In McLean v. GMAC Mortgage Corp., Inc. No. 06-22795-CIV. (S.D.Fla., December 16, 2008) the court was asked to decide if two letters sent by the borrowers to the servicer complaining about an increase in the amount of their loan payment were Qualified Written Requests (QWR) under Section 6 of RESPA, 12 U.S.C. § 2605(e). The first letter, which the servicer denied receiving, was sent to the address provided on the reverse of the account statement. The second letter was addressed to the servicer, but in care of its bankruptcy counsel, which the attorney then forwarded to the servicer. The court rejected the servicer’s argument that its failure to properly respond to both letters violated RESPA. As to the first letter, the court held that it was enough that the plaintiff’s provided competent evidence that they mailed it; they did not have to prove the servicer also received it. The court also excused them for sending the letter to an address different than the one the servicer said was the one designated to receive such inquiries. Nothing in the Mortgage Account Statements, the court said, indicated that the designated address listed under “General Inquiries” was the “separate and exclusive office and address for the receipt and handling of qualified written requests.” With respect to the second letter, which was sent to its outside bankruptcy counsel, the loan servicer contended it was not required to respond to the letter as a matter of law even if it had received it from counsel. It relied on a holding that a letter sent to the servicer’s attorney was not a QWR. The court distinguished that case authority because there the plaintiff’s counsel said that he could not accept the letter on behalf of the defendant and directed the plaintiff’s counsel to send the letter to the defendant directly. In the second case, there was no evidence that the servicer’s bankruptcy counsel contacted the plaintiffs and advised them to directly speak to the servicer and the service admitted receiving it from its attorney. (Note that a different court held that a request from an attorney was not a QWR and that to prove a violation of Section 6 the borrower had to show the servicer actually received the communication. Gorham-Dimaggio v. Countrywide Home Loans, Inc. 1:08-CV-00019 (N.D.N.Y., December 17, 2008)).
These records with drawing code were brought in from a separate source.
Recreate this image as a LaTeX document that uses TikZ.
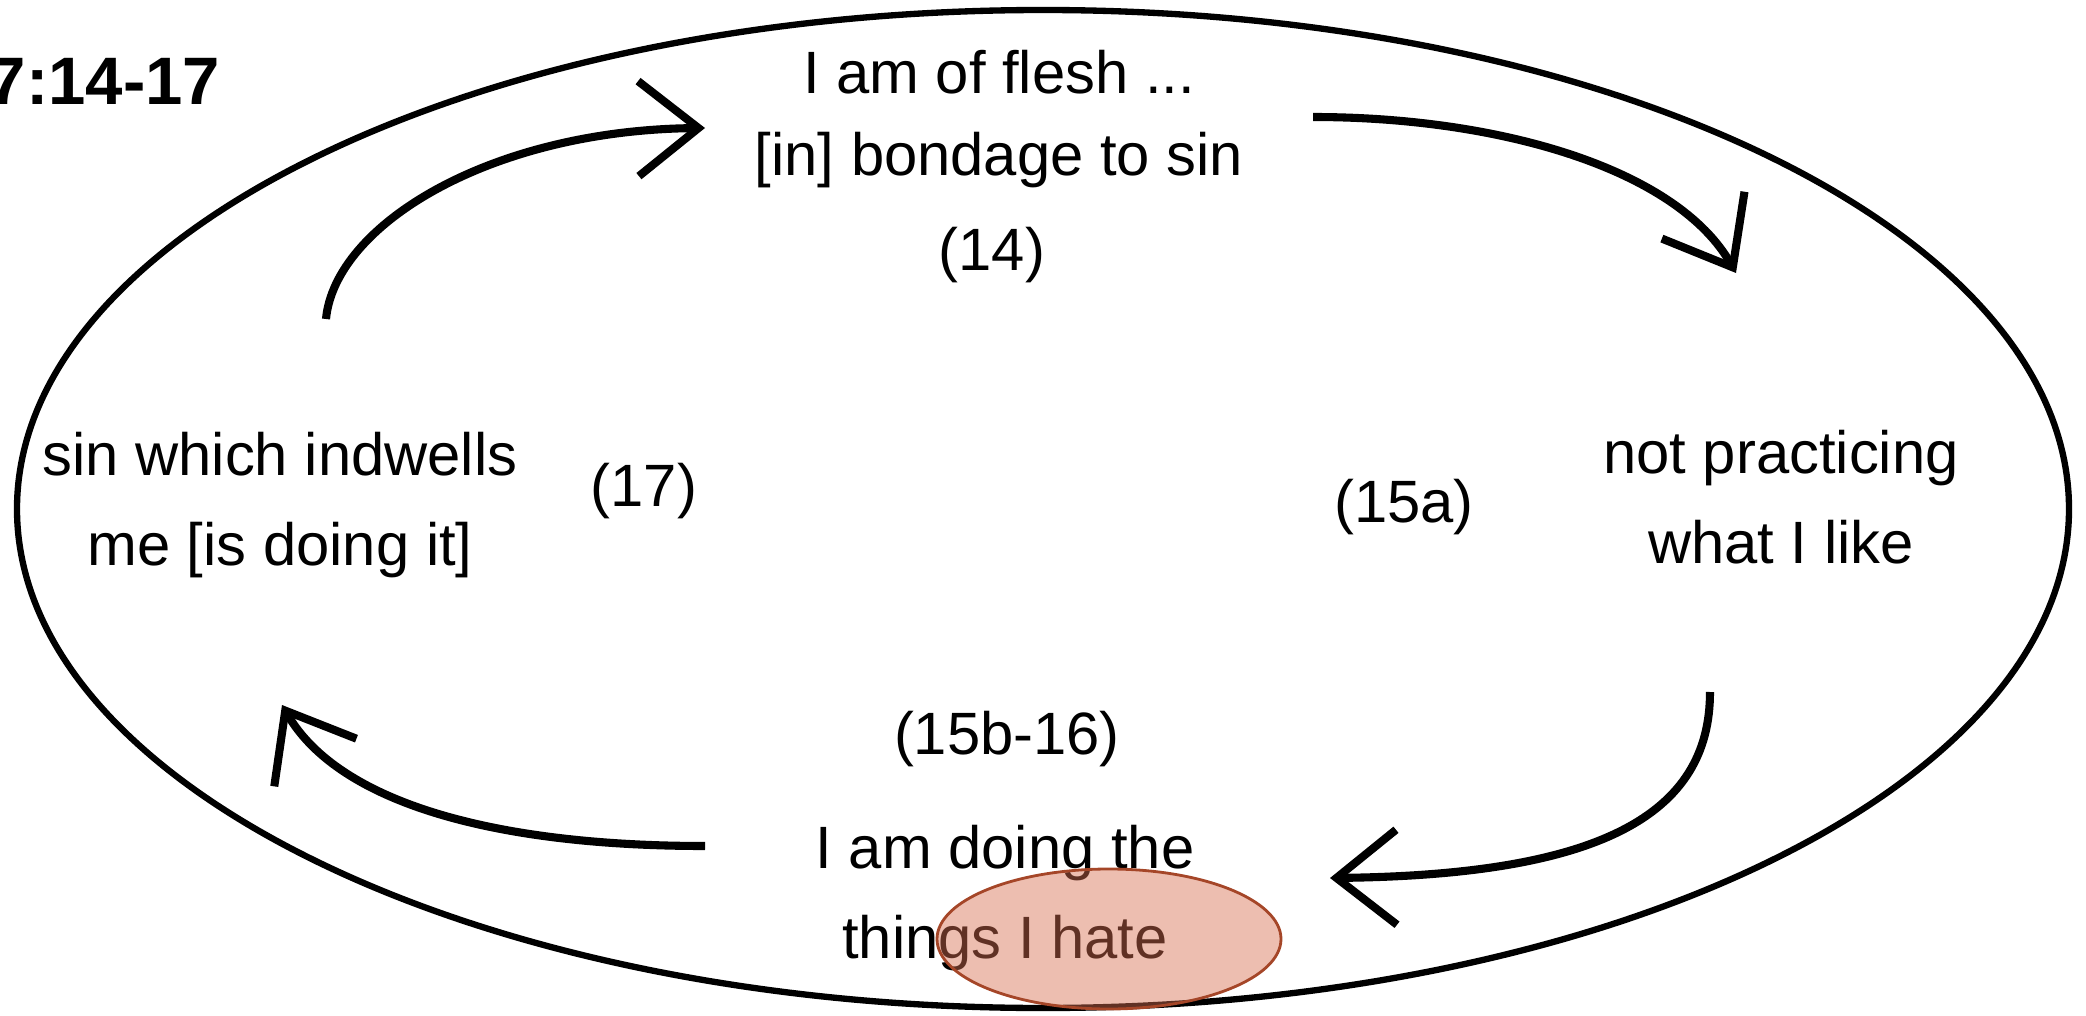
\documentclass[tikz,border=0pt]{standalone}
\usepackage{fontspec}
\setmainfont{Liberation Sans}
\usetikzlibrary{arrows.meta}

\definecolor{hatefill}{RGB}{215,110,80}
\definecolor{hatedraw}{RGB}{165,70,40}

\begin{document}
\begin{tikzpicture}[
    txt/.style={font=\fontsize{17}{25.6}\selectfont, align=center, inner sep=0pt, anchor=base},
    cyc/.style={line width=2.3pt, -{Straight Barb[length=0.6cm,width=0.95cm,line width=2.3pt]}}
  ]

    % Page frame (same proportions as the original slide)
    \useasboundingbox (0,0) rectangle (20.86,10.15);

    % Outer cycle
    \draw[line width=1.8pt] (10.43,5.06) ellipse (10.26 and 4.99);

    % Title, partly cut by the left edge
    \node[anchor=base east, inner sep=0pt, font=\fontsize{19.1}{23}\selectfont\bfseries] (title) at (2.21,9.11) {7:14-17};

    % The four stages of the cycle (base = last line)
    \node[txt, font=\fontsize{17}{23.6}\selectfont] (flesh) at (9.99,8.39) {I am of flesh ...\\{}[in] bondage to sin};
    \node[txt] (practice) at (17.81,4.52) {not practicing\\what I like};
    \node[txt] (doing) at (10.05,0.57) {I am doing the\\things I hate};
    \node[txt] (indwell) at (2.80,4.50) {sin which indwells\\me [is doing it]};

    % Verse numbers
    \node[txt] (v14) at (9.92,7.45) {(14)};
    \node[txt] (v15a) at (14.04,4.93) {(15a)};
    \node[txt] (v15b) at (10.07,2.61) {(15b-16)};
    \node[txt] (v17) at (6.44,5.09) {(17)};

    % Arrow ends
    \coordinate (a1) at (3.26,6.96);
    \coordinate (b1) at (7.05,8.87);
    \coordinate (a2) at (13.13,8.98);
    \coordinate (b2) at (17.36,7.42);
    \coordinate (a3) at (17.10,3.23);
    \coordinate (b3) at (13.30,1.37);
    \coordinate (a4) at (7.05,1.69);
    \coordinate (b4) at (2.82,3.10);

    % Arrows round the cycle
    \draw[cyc] (a1) .. controls (3.35,7.90) and (4.90,8.85) .. (b1);
    \draw[cyc] (a2) .. controls (15.00,8.98) and (16.77,8.46) .. (b2);
    \draw[cyc] (a3) .. controls (17.10,2.00) and (16.00,1.40) .. (b3);
    \draw[cyc] (a4) .. controls (5.00,1.69) and (3.40,2.10) .. (b4);

    % Highlight on "hate"
    \draw[hatedraw, line width=0.8pt, fill=hatefill, fill opacity=0.45] (11.09,0.76) ellipse (1.72 and 0.70);

\end{tikzpicture}
\end{document}
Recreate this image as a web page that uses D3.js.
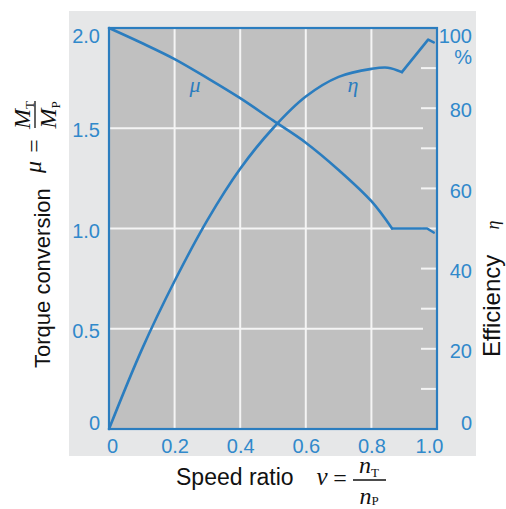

“FINANCIAL ASSISTANCE” UNDER SECTION 3605(B) OF FHA DOES NOT INCLUDE ASSISTANCE FOR BORROWERS WHO HAVE DEFAULTED ON THEIR LOANS.

As alluded to above, there were several issues of note in Gorham-Dimaggio v. Countrywide Home Loans, Inc. 1:08-CV-00019 (N.D.N.Y., December 17, 2008) but the FHA claim is particularly noteworthy given the increasing frequency in which we are seeing this statute used in garden variety mortgage disputes. In this case borrower received a bill from the lender showing an unexpected increase. She paid that bill, but only part of the next one. Her check was returned and she defaulted on the mortgage loan shortly thereafter. Her attorney made inquiries and was told the increase followed an escrow re-analysis. She did not try to call the lender herself but the lender tried to reach her to encourage her to re-finance. During those calls she was told that that the escrow amount had not increased and the total monthly payment was what she had originally paid. She filed a multi-count lawsuit, including a count under Section 3605 of the FHA. 42 U.S.C. § 3605(b)(1). The court said she had no claim because she did not allege that she ever attempted to procure new financing, or even information regarding such financing from the lender-defendants. She erroneously suggests that the lenders failure to assist her or provide her with financing options is not “financial assistance” as that is defined under Section 3605. “Under a [sic] plain language of the statute, ‘financial assistance’ means providing prospective purchasers with financing information to help them purchase or rent a home, and does not include assistance for borrowers who have defaulted on their loans.” 42 U.S.C. § 3605(b)(1); 24 C.F.R. § 100.120. Moreover, the court determined that although she had a disability she only offers conclusory allegations to demonstrate that discriminatory measures were implemented because of her disability, and that “able-bodied” persons were not affected. These allegations were actually contradicted by other allegations by Plaintiff that the Defendants’ motive in the conduct alleged was retaliatory; made in an effort to recoup concessions and not motivated by any animus towards her status as a disabled person.